Sunday, January 15, 2006

THE CITY DESK - City Council President Rory Riddler



Remodeling Project Turns Into
One Of Life’s Defining Moments
If it had been left up to cave men, there would be no home remodeling shows on television. Hardware stores would still be called, well Hardware stores, and not “Home Decorating” or “Home Remodeling Centers”.

No self-respecting Neolithic male, dragging the hindquarters of a mastodon back to his rock shelter for dinner, ever uttered the words, “Honey, don’t you think it’s time we remodeled the inside of our cave?” No, those words surely sprang from a member of the fairer sex.

And from that point onward, civilization blossomed and male dominance of our planet began its steady, but inevitable decline.

Where once Bass fishing and golf shows dominated the weekend airways, now people are tuned in to Trading Spaces, This Old House, Design On A Dime, While You Were Out, Small Spaces – Big Design, Designers Challenge, Clean Sweep, Weekend Warriors, Room By Room...the mind boggles.

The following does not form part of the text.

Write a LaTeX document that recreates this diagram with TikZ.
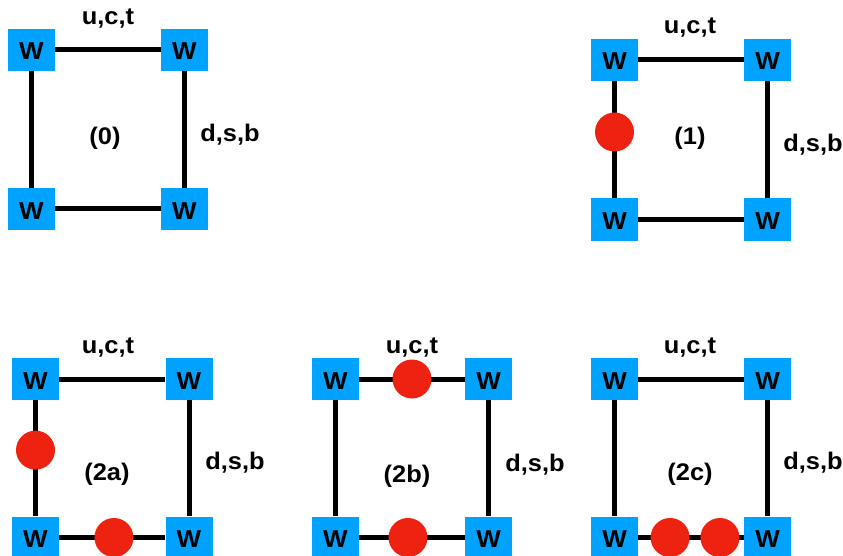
\documentclass[tikz,border=0pt]{standalone}
\usepackage{fontspec}
\setmainfont{Liberation Sans}[FakeStretch=1.06]
\definecolor{wblue}{RGB}{0,162,255}
\definecolor{dotred}{RGB}{238,34,17}
\tikzset{
  wbox/.style={fill=wblue, minimum width=47pt, minimum height=42pt, inner sep=0pt,
    font=\bfseries\fontsize{24.5}{28}\selectfont, text height=20pt, text depth=0pt},
  edge/.style={line width=5pt, black},
  dot/.style={circle, fill=dotred, minimum size=39pt, inner sep=0pt},
  lbl/.style={anchor=base, font=\bfseries\fontsize{24}{28}\selectfont, inner sep=0pt}
}
\begin{document}
\begin{tikzpicture}[x=1pt,y=-1pt]
\path[use as bounding box] (0,0) rectangle (843,556);
\clip (0,0) rectangle (843,556);

% ---------- (0)
\node[wbox] (a-tl) at (31.5,50) {W};
\node[wbox] (a-tr) at (184.5,50) {W};
\node[wbox] (a-bl) at (31.5,209) {W};
\node[wbox] (a-br) at (184.5,209) {W};
\draw[edge] (a-tl) -- (a-tr);
\draw[edge] (a-tr) -- (a-br);
\draw[edge] (a-br) -- (a-bl);
\draw[edge] (a-bl) -- (a-tl);
\node[lbl] (a-u) at (108,25) {u,c,t};
\node[lbl] (a-n) at (105,145) {(0)};
\node[lbl] (a-d) at (230,142) {d,s,b};

% ---------- (1)
\node[wbox] (b-tl) at (614.5,60) {W};
\node[wbox] (b-tr) at (767.5,60) {W};
\node[wbox] (b-bl) at (614.5,219.5) {W};
\node[wbox] (b-br) at (767.5,219.5) {W};
\draw[edge] (b-tl) -- (b-tr);
\draw[edge] (b-tr) -- (b-br);
\draw[edge] (b-br) -- (b-bl);
\draw[edge] (b-tl) -- node[dot, pos=0.434] (b-c1) {} (b-bl);
\node[lbl] (b-u) at (690,34) {u,c,t};
\node[lbl] (b-n) at (690,145) {(1)};
\node[lbl] (b-d) at (813,152) {d,s,b};

% ---------- (2a)
\node[wbox] (c-tl) at (35.5,379) {W};
\node[wbox] (c-tr) at (189,379) {W};
\node[wbox] (c-bl) at (35.5,537.5) {W};
\node[wbox] (c-br) at (189,537.5) {W};
\draw[edge] (c-tl) -- (c-tr);
\draw[edge] (c-tr) -- (c-br);
\draw[edge] (c-bl) -- node[dot, pos=0.516] (c-c2) {} (c-br);
\draw[edge] (c-tl) -- node[dot, pos=0.43] (c-c1) {} (c-bl);
\node[lbl] (c-u) at (108,353) {u,c,t};
\node[lbl] (c-n) at (107,480) {(2a)};
\node[lbl] (c-d) at (235,469) {d,s,b};

% ---------- (2b)
\node[wbox] (d-tl) at (335.5,379) {W};
\node[wbox] (d-tr) at (488.5,379) {W};
\node[wbox] (d-bl) at (335.5,537.5) {W};
\node[wbox] (d-br) at (488.5,537.5) {W};
\draw[edge] (d-tl) -- node[dot, pos=0.5] (d-c1) {} (d-tr);
\draw[edge] (d-tr) -- (d-br);
\draw[edge] (d-bl) -- node[dot, pos=0.462] (d-c2) {} (d-br);
\draw[edge] (d-tl) -- (d-bl);
\node[lbl] (d-u) at (412,353) {u,c,t};
\node[lbl] (d-n) at (407,482) {(2b)};
\node[lbl] (d-d) at (535,471) {d,s,b};

% ---------- (2c)
\node[wbox] (e-tl) at (614.5,379) {W};
\node[wbox] (e-tr) at (767.5,379) {W};
\node[wbox] (e-bl) at (614.5,537.5) {W};
\node[wbox] (e-br) at (767.5,537.5) {W};
\draw[edge] (e-tl) -- (e-tr);
\draw[edge] (e-tr) -- (e-br);
\draw[edge] (e-bl) -- node[dot, pos=0.302] (e-c1) {} node[dot, pos=0.774] (e-c2) {} (e-br);
\draw[edge] (e-tl) -- (e-bl);
\node[lbl] (e-u) at (690,353) {u,c,t};
\node[lbl] (e-n) at (690,480) {(2c)};
\node[lbl] (e-d) at (813,469) {d,s,b};
\end{tikzpicture}
\end{document}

At first it was all good fun. Like most men, I could sit and watch other people work for hours. Better “he” than me.

Living in a house built around the time of the Civil War, it wasn’t like we hadn’t done our share of home repair, remodeling projects and even a major addition. But those experiences pale beside the life-altering experience of remodeling a kitchen.

It began innocently enough. My wife Sue suggested a small do-it-yourself extension of a counter top would give us all a lot more workspace in the kitchen. What I have since learned is that no new cabinetry can exist in the same room as old cabinetry. It is an unwritten law of physics. This, in turn, leads to a never-ending cascade of consequences somewhat akin to knocking over the first domino.

Ordering new cabinets for the entire kitchen necessitates a plan. Plans allow people to move objects through space and time while ignoring the physical constraints of the actual labor involved. Of course, what better time to replace an old floor than when you are going to have the kitchen torn up anyway?

I had to admit the floor could use some attention. Fortunately they still make tongue and groove solid wood flooring. They consider it a product for commercial construction, but at least they still make it.

The old portion of the stone basement didn’t go under the kitchen. Did I mention the house is 150 years old? So the tongue and groove flooring sat right on the floor joists. The joists were hung in the thick stone walls of the foundation, but to shore them up laterally, two additional beams sat on piles of brick and stone.

These two beams were oddly shaped, notched and had holes drilled through them. They obviously had been reused from something else. One of the workmen had the best guess among us. He thought they were part of the suspension system of an old wagon. After all, recycling is not a new invention. We replaced this 19th Century innovation with three steel beams. People heavier than I can now jump to their hearts content in our kitchen.

Of course, new floors have a way of making old walls look shabby. It all becomes a matter of perfect logic. There is no since in painting a ceiling and walls after a new floor and new cabinets are in.

As anyone who has done any remodeling in the last ten years call tell you, painting isn’t just painting any more. Everything has to have a “faux” finish. We (and I use that term loosely) chose a tissue paper affect. It’s not much work if you want to cover say a small decorative box. Three hundred square feet of wall is a different story.

As long as walls are being finished, the original iron sink in the kitchen had to be reglazed. I was surprised to discover cast iron sinks are the heaviest man made objects. I also discovered that faucets are literally worth their weight in gold. Forget about oil producing countries, we need to get out of Iraq and invade a country that makes kitchen faucets.

When it is done, and I still have hope that day will come, it will be a wonderful kitchen. I will have to admit that all the inconvenience was worth it and thank Sue for serving as a General Contractor and working so hard to make our house a wonderful inviting home.

But for now, staring at the bare walls, exposed pipes, wires going everywhere, layers of dust, exposed floor joists and the sound of power tools drowning out all speech, I notice our dog Sophie just staring at the open hole. She looks at me and shakes her head. I know she’s thinking, “You guys do this and I get in trouble just for digging in the yard.”